Читать «Все течёт» онлайн - страница 28

Василий Семёнович Гроссман

Не будем спешить, подумаем всерьез об этом доносчике.

Но вот Иуда-второй. Этот и дня не провел в заключении. Он слыл умницей и златоустом, и вот вернувшиеся из лагеря чуть живые люди рассказали, что он сексот. Он способствовал гибели многих людей. Он годами вел задушевные разговоры со своими друзьями, а затем составлял письменные заметы и сдавал их по начальству. Из него пыткой показаний не выколачивали, он сам проявлял находчивость, незаметно подводил собеседников к опасным темам. Двое оклеветанных им не вернулись из лагеря, один был расстрелян по приговору военной коллегии. Те, что вернулись, привезли список болезней, по каждой из которых жестокий ВТЭК дает инвалидность первой группы.

А он-то нажил брюшко, славился как гастроном и знаток грузинских вин. И работал он в области изящного, был, между прочим, собирателем уникальных изданий старинной поэзии.

Но не будем спешить, подумаем, прежде чем выносить приговор. Он ведь с детских лет без памяти испугался, – отец его, богатый человек, умер в 1919 году в концлагере от сыпного тифа, тетка эмигрировала с мужем генералом в Париж, старший брат воевал на стороне добровольцев. С детства в нем жил ужас. Мать до дрожи боялась милиции, управдома, старшего по квартире, делопроизводителей из горсовета. Каждый день и каждый час он и родня его чувствовали свою классовую ограниченность и классовую порочность. Учась в школе, он трепетал перед секретарем ячейки; миловидная пионервожатая Галя, казалось, смотрела на него с гадливостью, как на неприкасаемого червя. Его ужасало, что она заметит его влюбленный взгляд.

И кое-что становится понятным. Его зачаровала сила нового мира, он, словно пташка, всматривался славными своими глазенками в сияющие очи всесветной нови. Ему так хотелось приобщиться, сподобиться. Вот новь и приобщила его к себе. Воробушек и не пикнул, не трепыхнул крылышками, когда грозному миру понадобились ум его и присущий ему шарм. Он все принес на алтарь отечества.

Все это верно, конечно. Но ведь подлец, какой оказался подлец! И ведь, стуча, себя не забывал – сладко ел, нежился. И все же очень уж он был незащищенный, такому с нянечкой, с женушкой. Ну где ему было справиться с силищей, которая полмира согнула, всю империю вывернула наизнанку.
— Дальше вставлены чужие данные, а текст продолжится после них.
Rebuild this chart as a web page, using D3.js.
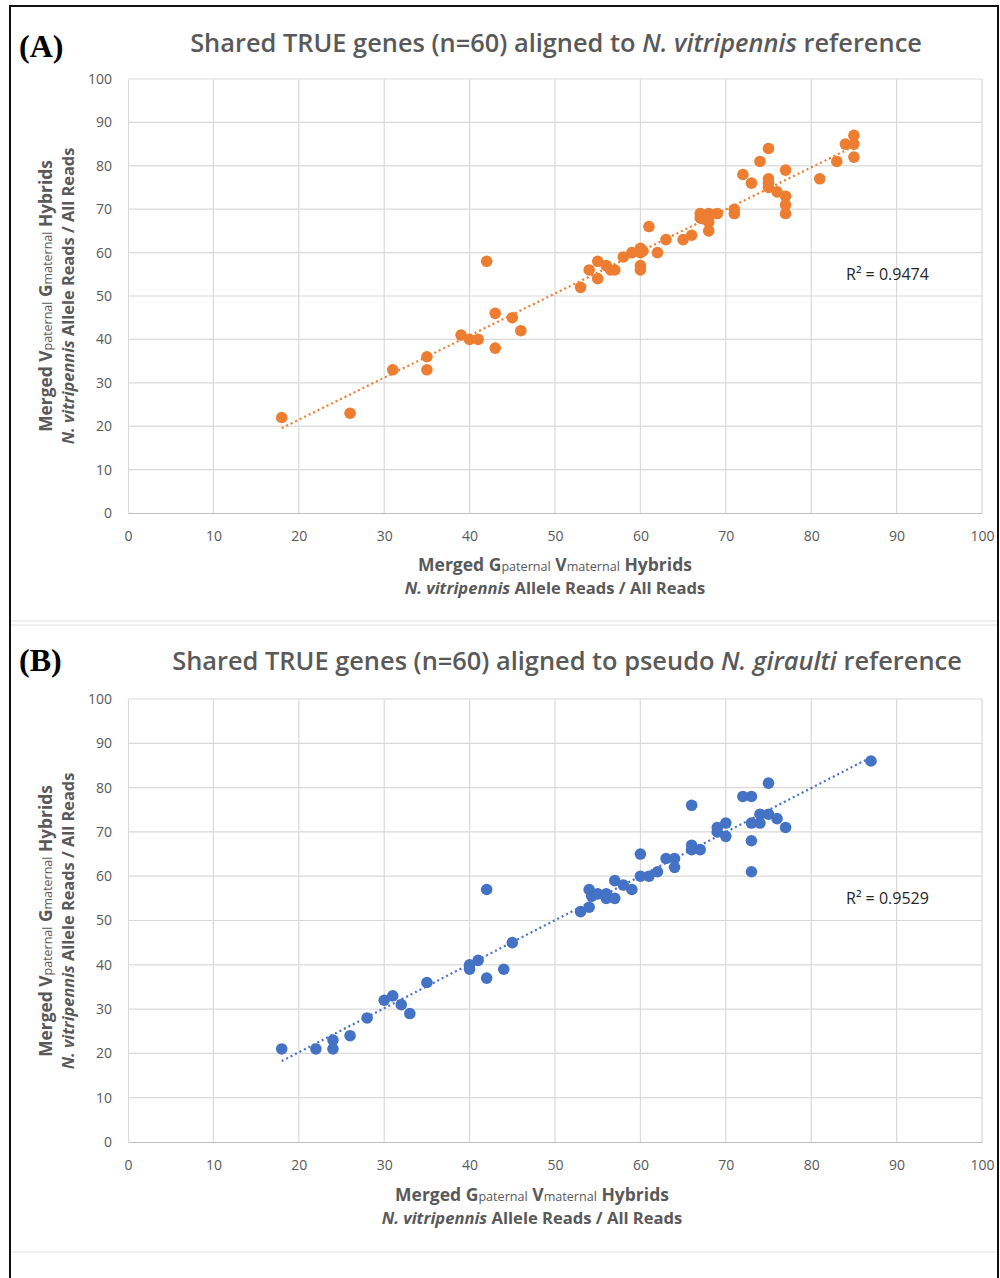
<!DOCTYPE html>
<html>
<head>
<meta charset="utf-8">
<script src="https://cdn.jsdelivr.net/npm/d3@7"></script>
<style>
  body { margin: 0; background: #fff; }
  text { font-family: "Open Sans", "Noto Sans", sans-serif; }
</style>
</head>
<body>
<div id="chart"></div>
<script>
// 刻度
const xTicks = [0, 10, 20, 30, 40, 50, 60, 70, 80, 90, 100];
const yTicks = [0, 10, 20, 30, 40, 50, 60, 70, 80, 90, 100];

// (A) 对齐到 N. vitripennis 参考
const aX = [18, 26, 31, 35, 35, 39, 40, 41, 42, 43, 43, 45, 46, 53, 54, 55, 55, 56, 56.5, 57,
            58, 59, 60, 60, 60, 60, 61, 62, 63, 65, 66, 67, 67, 68, 68, 68, 69, 71, 71, 72,
            73, 74, 75, 75, 75, 75, 76, 77, 77, 77, 77, 81, 83, 84, 85, 85, 85, 67.3, 68, 60.3];
const aY = [22, 23, 33, 36, 33, 41, 40, 40, 58, 46, 38, 45, 42, 52, 56, 58, 54, 57, 56, 56,
            59, 60, 61, 60, 57, 56, 66, 60, 63, 63, 64, 69, 68, 69, 67, 65, 69, 70, 69, 78,
            76, 81, 84, 77, 76, 75, 74, 79, 73, 71, 69, 77, 81, 85, 87, 85, 82, 67.8, 68, 60.4];
const aR2 = "R\u00B2 = 0.9474";

// (B) 对齐到 pseudo N. giraulti 参考
const bX = [18, 22, 24, 24, 26, 28, 30, 31, 32, 33, 35, 40, 40, 41, 42, 42, 44, 45, 53, 54,
            54, 54.3, 55, 56, 56, 57, 57, 58, 59, 60, 60, 61, 62, 63, 64, 64, 66, 66, 66, 67,
            69, 69, 70, 70, 72, 73, 73, 73, 73, 74, 74, 75, 75, 76, 77, 87];
const bY = [21, 21, 23, 21, 24, 28, 32, 33, 31, 29, 36, 40, 39, 41, 57, 37, 39, 45, 52, 53,
            57, 55.5, 56, 56, 55, 55, 59, 58, 57, 60, 65, 60, 61, 64, 64, 62, 76, 67, 66, 66,
            70, 71, 72, 69, 78, 78, 72, 68, 61, 74, 72, 81, 74, 73, 71, 86];
const bR2 = "R\u00B2 = 0.9529";

const svg = d3.select("#chart").append("svg")
  .attr("width", 1000).attr("height", 1278);

// 外框和分隔线
svg.append("rect").attr("x", 10).attr("y", 6).attr("width", 988).attr("height", 1290)
  .attr("fill", "none").attr("stroke", "#111").attr("stroke-width", 2);
[621, 625, 1252].forEach(y => {
  svg.append("line").attr("x1", 11).attr("x2", 997).attr("y1", y).attr("y2", y)
    .attr("stroke", "#e2e2e2").attr("stroke-width", 1.2);
});

// 按宽度调整字号
function fitWidth(sel, base, target) {
  sel.style("font-size", base + "px");
  const w = sel.node().getComputedTextLength();
  sel.style("font-size", (base * target / w) + "px");
}

function drawPanel(p) {
  const x = d3.scaleLinear().domain([0, 100]).range([128, 982]);
  const y = d3.scaleLinear().domain([0, 100]).range([p.bottom, p.top]);
  const g = svg.append("g");

  // 网格
  g.append("g").selectAll("line").data(xTicks.slice(1)).join("line")
    .attr("x1", d => x(d)).attr("x2", d => x(d)).attr("y1", y(0)).attr("y2", y(100))
    .attr("stroke", "#d9d9d9").attr("stroke-width", 1.2);
  g.append("g").selectAll("line").data(yTicks.slice(1)).join("line")
    .attr("x1", x(0)).attr("x2", x(100)).attr("y1", d => y(d)).attr("y2", d => y(d))
    .attr("stroke", "#d9d9d9").attr("stroke-width", 1.2);

  // 坐标轴
  const xa = g.append("g").attr("transform", `translate(0,${y(0)})`)
    .call(d3.axisBottom(x).tickValues(xTicks).tickSize(0).tickPadding(18));
  const ya = g.append("g").attr("transform", `translate(${x(0)},0)`)
    .call(d3.axisLeft(y).tickValues(yTicks).tickSize(0).tickPadding(16));
  xa.select(".domain").attr("stroke", "#bfbfbf").attr("stroke-width", 1.2);
  ya.select(".domain").attr("stroke", "#d9d9d9").attr("stroke-width", 1.2);
  [xa, ya].forEach(a => a.selectAll("text")
    .attr("fill", "#595959").style("font-size", "14px")
    .style("font-family", "'Open Sans', sans-serif"));

  // 趋势线（最小二乘）
  const pts = p.xs.map((v, i) => ({ x: v, y: p.ys[i] }));
  const mx = d3.mean(pts, d => d.x), my = d3.mean(pts, d => d.y);
  const slope = d3.sum(pts, d => (d.x - mx) * (d.y - my)) / d3.sum(pts, d => (d.x - mx) ** 2);
  const icpt = my - slope * mx;
  const ext = d3.extent(pts, d => d.x);
  g.append("path")
    .attr("d", d3.line().x(d => x(d)).y(d => y(icpt + slope * d))(ext))
    .attr("fill", "none").attr("stroke", p.color).attr("stroke-width", 2.2)
    .attr("stroke-dasharray", "2 3");

  // 点
  g.selectAll(".pt").data(pts).join("circle").attr("class", "pt")
    .attr("cx", d => x(d.x)).attr("cy", d => y(d.y)).attr("r", 5.8)
    .attr("fill", p.color);

  // R²
  g.append("text").attr("x", 846).attr("y", p.r2y).attr("fill", "#262626")
    .style("font-size", "16px").text(p.r2);

  // 面板标签
  g.append("text").attr("x", 19).attr("y", p.labelY)
    .style("font-family", "'Liberation Serif', serif").style("font-weight", "bold")
    .style("font-size", "32px").attr("fill", "#000").text(p.label);

  // 标题
  const t = g.append("text").attr("x", p.titleCx).attr("y", p.titleY)
    .attr("text-anchor", "middle").attr("fill", "#595959").style("font-weight", 600);
  p.title.forEach(s => t.append("tspan").style("font-style", s.i ? "italic" : "normal").text(s.t));
  fitWidth(t, 22, p.titleW);

  // X轴标题
  const xt1 = g.append("text").attr("x", p.xTitleCx).attr("y", p.xTitleY)
    .attr("text-anchor", "middle").attr("fill", "#595959").style("font-weight", "bold");
  [["Merged G", 1], ["paternal", 0.72], [" V", 1], ["maternal", 0.72], [" Hybrids", 1]]
    .forEach(([s, k]) => xt1.append("tspan").style("font-size", k + "em")
      .style("font-weight", k < 1 ? "normal" : "bold").text(s));
  fitWidth(xt1, 16, 274);
  const xt2 = g.append("text").attr("x", p.xTitleCx).attr("y", p.xTitleY + 23)
    .attr("text-anchor", "middle").attr("fill", "#595959").style("font-weight", "bold");
  xt2.append("tspan").style("font-style", "italic").text("N. vitripennis");
  xt2.append("tspan").text(" Allele Reads / All Reads");
  fitWidth(xt2, 16, 301);

  // Y轴标题
  const yg = g.append("g").attr("transform", `translate(0,${p.yTitleCy}) rotate(-90)`);
  const yt1 = yg.append("text").attr("x", 0).attr("y", 52)
    .attr("text-anchor", "middle").attr("fill", "#595959").style("font-weight", "bold");
  [["Merged V", 1], ["paternal", 0.72], [" G", 1], ["maternal", 0.72], [" Hybrids", 1]]
    .forEach(([s, k]) => yt1.append("tspan").style("font-size", k + "em")
      .style("font-weight", k < 1 ? "normal" : "bold").text(s));
  fitWidth(yt1, 16, 272);
  const yt2 = yg.append("text").attr("x", 0).attr("y", 74)
    .attr("text-anchor", "middle").attr("fill", "#595959").style("font-weight", "bold");
  yt2.append("tspan").style("font-style", "italic").text("N. vitripennis");
  yt2.append("tspan").text(" Allele Reads / All Reads");
  fitWidth(yt2, 16, 297);
}

drawPanel({
  xs: aX, ys: aY, color: "#ED7D31", top: 79, bottom: 513,
  label: "(A)", labelY: 57,
  title: [{ t: "Shared TRUE genes (n=60) aligned to " }, { t: "N. vitripennis", i: true }, { t: " reference" }],
  titleCx: 556, titleY: 52, titleW: 732,
  r2: aR2, r2y: 280,
  xTitleCx: 555, xTitleY: 571, yTitleCy: 296
});

drawPanel({
  xs: bX, ys: bY, color: "#4472C4", top: 699, bottom: 1142,
  label: "(B)", labelY: 671,
  title: [{ t: "Shared TRUE genes (n=60) aligned to pseudo " }, { t: "N. giraulti", i: true }, { t: " reference" }],
  titleCx: 567, titleY: 670, titleW: 790,
  r2: bR2, r2y: 904,
  xTitleCx: 532, xTitleY: 1201, yTitleCy: 921
});
</script>
</body>
</html>
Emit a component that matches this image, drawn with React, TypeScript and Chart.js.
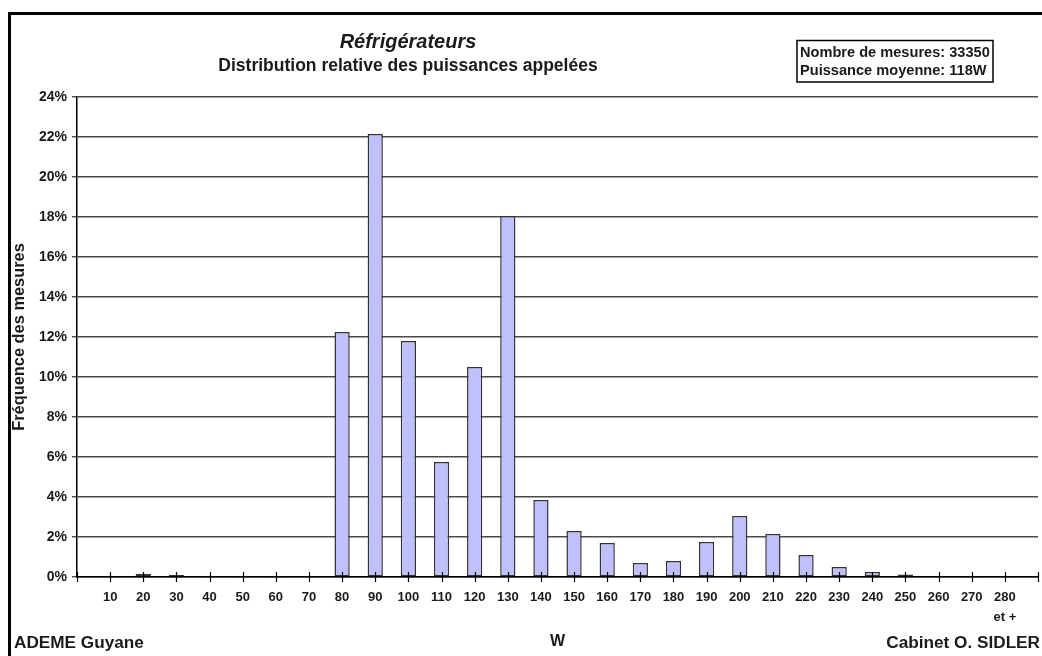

А он со своей трепетной тонкостью был как кружевцо, чуть к нему не так прикоснешься – он весь терялся, в глазах жалобное выражение.

И вот, оказалось, смертельная болотная гадючка подкатывалась кольчиком, и много муки от нее досталось людям.

И ведь губил таких же, как сам, – многодавних своих друзей, милых, скрытных, умных, робких. Он один имел к ним ключик. Он ведь все понимал – плакал, читая чеховского «Архиерея».

И все же подождем, подумаем, не подумавши, не станем казнить его.

А вот и новый товарищ – Иуда-третий. У него отрывистый голос, с хрипотцой, боцманский. Взгляд испытующий, спокойный. В нем уверенность хозяина жизни. То бросят его на идеологическую работу, то в плодоовощ. Анкетные данные его снежной белизны, сами светятся. Родня – станковые рабочие и беднейшее столбовое крестьянство.